## GIVEN DATA
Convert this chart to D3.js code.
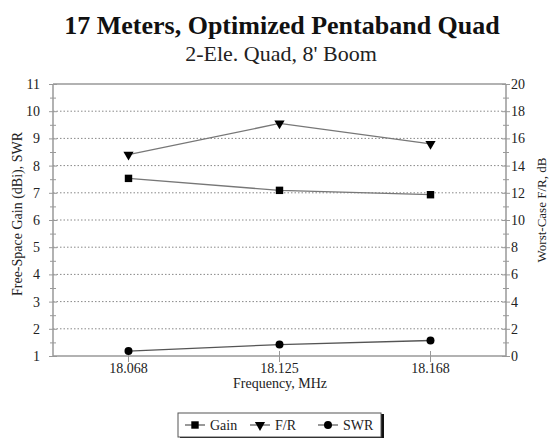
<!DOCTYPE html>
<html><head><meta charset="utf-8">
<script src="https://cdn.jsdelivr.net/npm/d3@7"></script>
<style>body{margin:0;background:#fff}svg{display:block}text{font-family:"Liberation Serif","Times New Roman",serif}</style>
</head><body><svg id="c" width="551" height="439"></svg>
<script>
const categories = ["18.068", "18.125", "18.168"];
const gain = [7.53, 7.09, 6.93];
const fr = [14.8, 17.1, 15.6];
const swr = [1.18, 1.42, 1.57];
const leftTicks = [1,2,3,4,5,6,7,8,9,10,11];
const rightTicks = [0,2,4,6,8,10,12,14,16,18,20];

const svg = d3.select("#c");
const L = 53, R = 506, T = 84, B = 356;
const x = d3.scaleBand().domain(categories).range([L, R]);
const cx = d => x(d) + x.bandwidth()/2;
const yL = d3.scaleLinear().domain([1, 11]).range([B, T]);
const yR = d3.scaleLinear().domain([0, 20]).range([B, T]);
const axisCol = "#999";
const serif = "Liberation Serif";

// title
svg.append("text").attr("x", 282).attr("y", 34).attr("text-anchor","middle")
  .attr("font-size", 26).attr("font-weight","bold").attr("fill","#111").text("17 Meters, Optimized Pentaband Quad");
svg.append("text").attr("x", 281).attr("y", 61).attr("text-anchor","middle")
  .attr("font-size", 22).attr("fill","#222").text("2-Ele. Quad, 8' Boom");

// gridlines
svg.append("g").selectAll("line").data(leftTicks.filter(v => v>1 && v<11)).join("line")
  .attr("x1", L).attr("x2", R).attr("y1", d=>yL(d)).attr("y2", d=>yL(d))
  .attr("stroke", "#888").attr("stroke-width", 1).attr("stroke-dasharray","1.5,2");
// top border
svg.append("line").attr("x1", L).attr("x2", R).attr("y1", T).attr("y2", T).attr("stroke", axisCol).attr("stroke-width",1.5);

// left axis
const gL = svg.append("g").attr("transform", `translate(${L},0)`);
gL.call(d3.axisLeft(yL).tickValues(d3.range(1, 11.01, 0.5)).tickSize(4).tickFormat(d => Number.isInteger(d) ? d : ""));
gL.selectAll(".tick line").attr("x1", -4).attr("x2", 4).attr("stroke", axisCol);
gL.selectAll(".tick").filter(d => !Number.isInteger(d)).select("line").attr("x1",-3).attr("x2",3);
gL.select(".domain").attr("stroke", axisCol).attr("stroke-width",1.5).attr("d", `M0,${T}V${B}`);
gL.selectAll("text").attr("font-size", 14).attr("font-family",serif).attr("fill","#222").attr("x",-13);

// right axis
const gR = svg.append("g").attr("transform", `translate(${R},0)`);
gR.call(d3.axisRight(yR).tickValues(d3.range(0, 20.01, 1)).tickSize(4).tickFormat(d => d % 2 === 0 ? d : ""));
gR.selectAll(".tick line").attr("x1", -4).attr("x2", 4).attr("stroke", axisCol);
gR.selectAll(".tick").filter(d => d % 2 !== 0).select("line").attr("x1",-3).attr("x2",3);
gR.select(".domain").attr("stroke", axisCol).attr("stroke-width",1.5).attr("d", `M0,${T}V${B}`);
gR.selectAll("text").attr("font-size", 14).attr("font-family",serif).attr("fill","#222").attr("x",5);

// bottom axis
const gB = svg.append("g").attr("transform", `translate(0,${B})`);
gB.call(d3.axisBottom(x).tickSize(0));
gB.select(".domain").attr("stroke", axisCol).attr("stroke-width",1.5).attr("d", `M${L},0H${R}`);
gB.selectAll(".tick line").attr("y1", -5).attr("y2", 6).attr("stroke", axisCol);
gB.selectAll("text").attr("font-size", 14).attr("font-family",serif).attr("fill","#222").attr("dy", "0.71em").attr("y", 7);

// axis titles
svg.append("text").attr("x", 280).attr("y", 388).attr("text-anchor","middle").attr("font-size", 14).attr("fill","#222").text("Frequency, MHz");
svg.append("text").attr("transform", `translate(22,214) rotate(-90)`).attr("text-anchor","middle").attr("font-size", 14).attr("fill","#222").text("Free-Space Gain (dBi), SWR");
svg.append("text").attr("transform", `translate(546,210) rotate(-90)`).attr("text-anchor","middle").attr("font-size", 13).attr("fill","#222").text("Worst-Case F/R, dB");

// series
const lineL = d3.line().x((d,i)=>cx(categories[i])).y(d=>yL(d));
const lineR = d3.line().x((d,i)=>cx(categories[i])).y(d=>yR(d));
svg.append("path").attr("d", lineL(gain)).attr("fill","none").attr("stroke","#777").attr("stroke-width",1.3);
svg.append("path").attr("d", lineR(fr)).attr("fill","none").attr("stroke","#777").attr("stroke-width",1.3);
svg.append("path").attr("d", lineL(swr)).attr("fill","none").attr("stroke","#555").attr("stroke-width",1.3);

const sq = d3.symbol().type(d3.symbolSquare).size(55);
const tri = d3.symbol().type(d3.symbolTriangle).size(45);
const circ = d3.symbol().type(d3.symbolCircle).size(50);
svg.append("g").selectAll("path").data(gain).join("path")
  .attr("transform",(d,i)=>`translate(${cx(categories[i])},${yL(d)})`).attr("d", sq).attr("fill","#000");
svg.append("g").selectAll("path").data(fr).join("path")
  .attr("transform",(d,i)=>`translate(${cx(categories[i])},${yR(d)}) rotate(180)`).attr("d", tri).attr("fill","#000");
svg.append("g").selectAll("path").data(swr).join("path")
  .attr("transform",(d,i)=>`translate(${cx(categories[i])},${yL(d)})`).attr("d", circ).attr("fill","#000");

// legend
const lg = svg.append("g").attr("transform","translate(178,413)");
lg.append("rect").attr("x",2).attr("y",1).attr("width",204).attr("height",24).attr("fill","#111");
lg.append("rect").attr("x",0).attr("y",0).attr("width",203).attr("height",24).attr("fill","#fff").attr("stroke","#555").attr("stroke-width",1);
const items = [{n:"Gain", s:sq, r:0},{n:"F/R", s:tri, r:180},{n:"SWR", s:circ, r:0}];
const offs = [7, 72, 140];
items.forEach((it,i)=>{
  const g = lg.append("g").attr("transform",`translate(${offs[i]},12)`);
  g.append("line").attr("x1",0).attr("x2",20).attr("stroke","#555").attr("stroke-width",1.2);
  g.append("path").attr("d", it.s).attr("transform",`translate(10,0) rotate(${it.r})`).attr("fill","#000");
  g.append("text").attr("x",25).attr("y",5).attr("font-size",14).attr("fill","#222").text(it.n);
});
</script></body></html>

--

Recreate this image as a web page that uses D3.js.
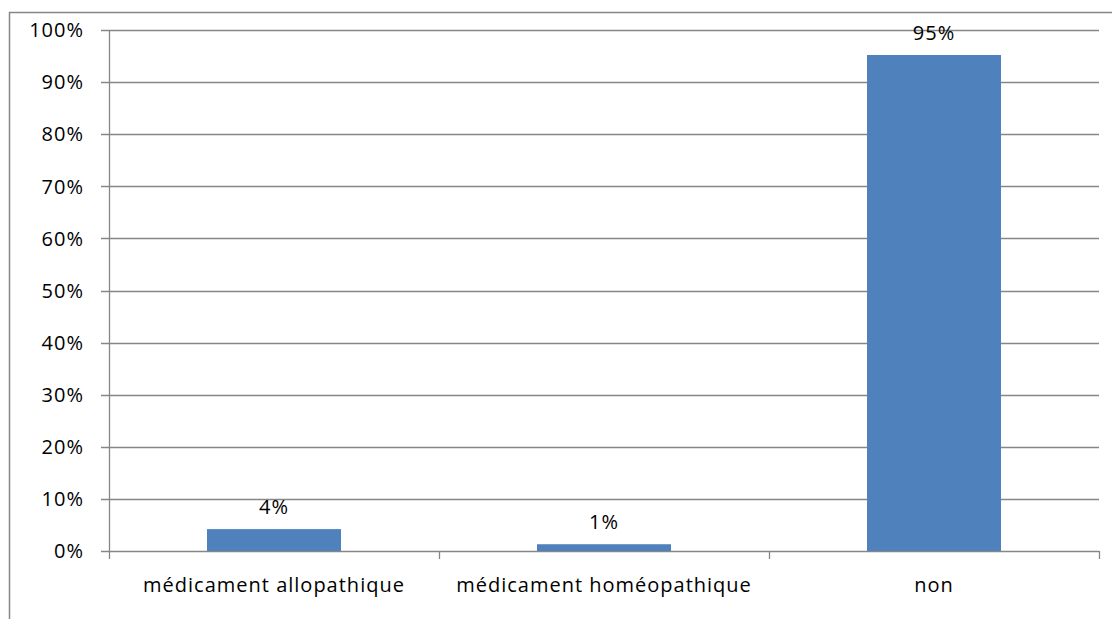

## WHAT IS NEEDED
Find the lines above holding the word "this" and show them.

## REPLY TO THE EXERCISE
Convert this chart to D3.js code.
Recreate this image as a web page that uses D3.js.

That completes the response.